**DATA SHOWN**
——————————
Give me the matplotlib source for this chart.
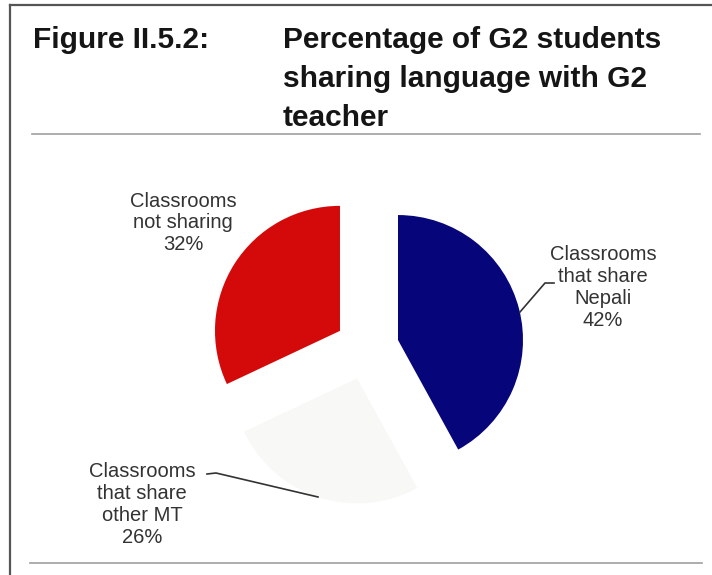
import matplotlib.pyplot as plt
from matplotlib.lines import Line2D

# data
categories = ["Classrooms that share Nepali", "Classrooms that share other MT", "Classrooms not sharing"]
shares = [42, 26, 32]
colors = ["#06067a", "#f8f9f6", "#d40a0a"]
label_texts = ["Classrooms\nthat share\nNepali\n42%",
               "Classrooms\nthat share\nother MT\n26%",
               "Classrooms\nnot sharing\n32%"]
title_left = "Figure II.5.2:"
title_right = "Percentage of G2 students\nsharing language with G2\nteacher"

plt.rcParams['font.family'] = ['Liberation Sans', 'DejaVu Sans']

W, H = 712, 575
fig = plt.figure(figsize=(W / 100, H / 100), dpi=100)
ax = fig.add_axes([0, 0, 1, 1])

# pie in pixel-like data units (y up)
ax.pie(shares, colors=colors, startangle=90, counterclock=False,
       center=(367, 227), radius=125, explode=[32, 32, 32],
       wedgeprops=dict(linewidth=0))
ax.set_xlim(0, W)
ax.set_ylim(0, H)
ax.set_aspect('equal')
ax.axis('off')

# frame and rules
ax.add_line(Line2D([10, 10], [0, 570], color="#555555", lw=1.6))
ax.add_line(Line2D([10, W], [570, 570], color="#555555", lw=1.6))
ax.add_line(Line2D([32, 700], [441, 441], color="#a0a0a0", lw=1.2))
ax.add_line(Line2D([30, 702], [12, 12], color="#a0a0a0", lw=1.2))

# title
ax.text(33, 549, title_left, fontsize=21.5, fontweight='bold', color="#151515",
        ha='left', va='top')
ax.text(283, 549, title_right, fontsize=21.5, fontweight='bold', color="#151515",
        ha='left', va='top', linespacing=1.49)

# labels
txt = dict(fontsize=14.5, color="#333333", ha='center', va='center',
           multialignment='center', linespacing=1.18)
ax.text(603, 287.5, label_texts[0], **txt)
ax.text(142, 70.5, label_texts[1], **txt)
ax.text(183, 352, label_texts[2], **txt)

# leader lines
ax.add_line(Line2D([520, 545, 554], [263, 292, 292], color="#333333", lw=1.2))
ax.add_line(Line2D([207, 216, 318], [101, 102, 78], color="#333333", lw=1.2))

fig.savefig("out.png", dpi=100)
——————————
**CHALLENGE**
Please extract exactly the lines of the data, from the first through the line containing "ax.axis('off')", and add no pictures to the copy.

**REPLY TO THE TASK**
Give me the matplotlib source for this chart.
import matplotlib.pyplot as plt
from matplotlib.lines import Line2D

# data
categories = ["Classrooms that share Nepali", "Classrooms that share other MT", "Classrooms not sharing"]
shares = [42, 26, 32]
colors = ["#06067a", "#f8f9f6", "#d40a0a"]
label_texts = ["Classrooms\nthat share\nNepali\n42%",
               "Classrooms\nthat share\nother MT\n26%",
               "Classrooms\nnot sharing\n32%"]
title_left = "Figure II.5.2:"
title_right = "Percentage of G2 students\nsharing language with G2\nteacher"

plt.rcParams['font.family'] = ['Liberation Sans', 'DejaVu Sans']

W, H = 712, 575
fig = plt.figure(figsize=(W / 100, H / 100), dpi=100)
ax = fig.add_axes([0, 0, 1, 1])

# pie in pixel-like data units (y up)
ax.pie(shares, colors=colors, startangle=90, counterclock=False,
       center=(367, 227), radius=125, explode=[32, 32, 32],
       wedgeprops=dict(linewidth=0))
ax.set_xlim(0, W)
ax.set_ylim(0, H)
ax.set_aspect('equal')
ax.axis('off')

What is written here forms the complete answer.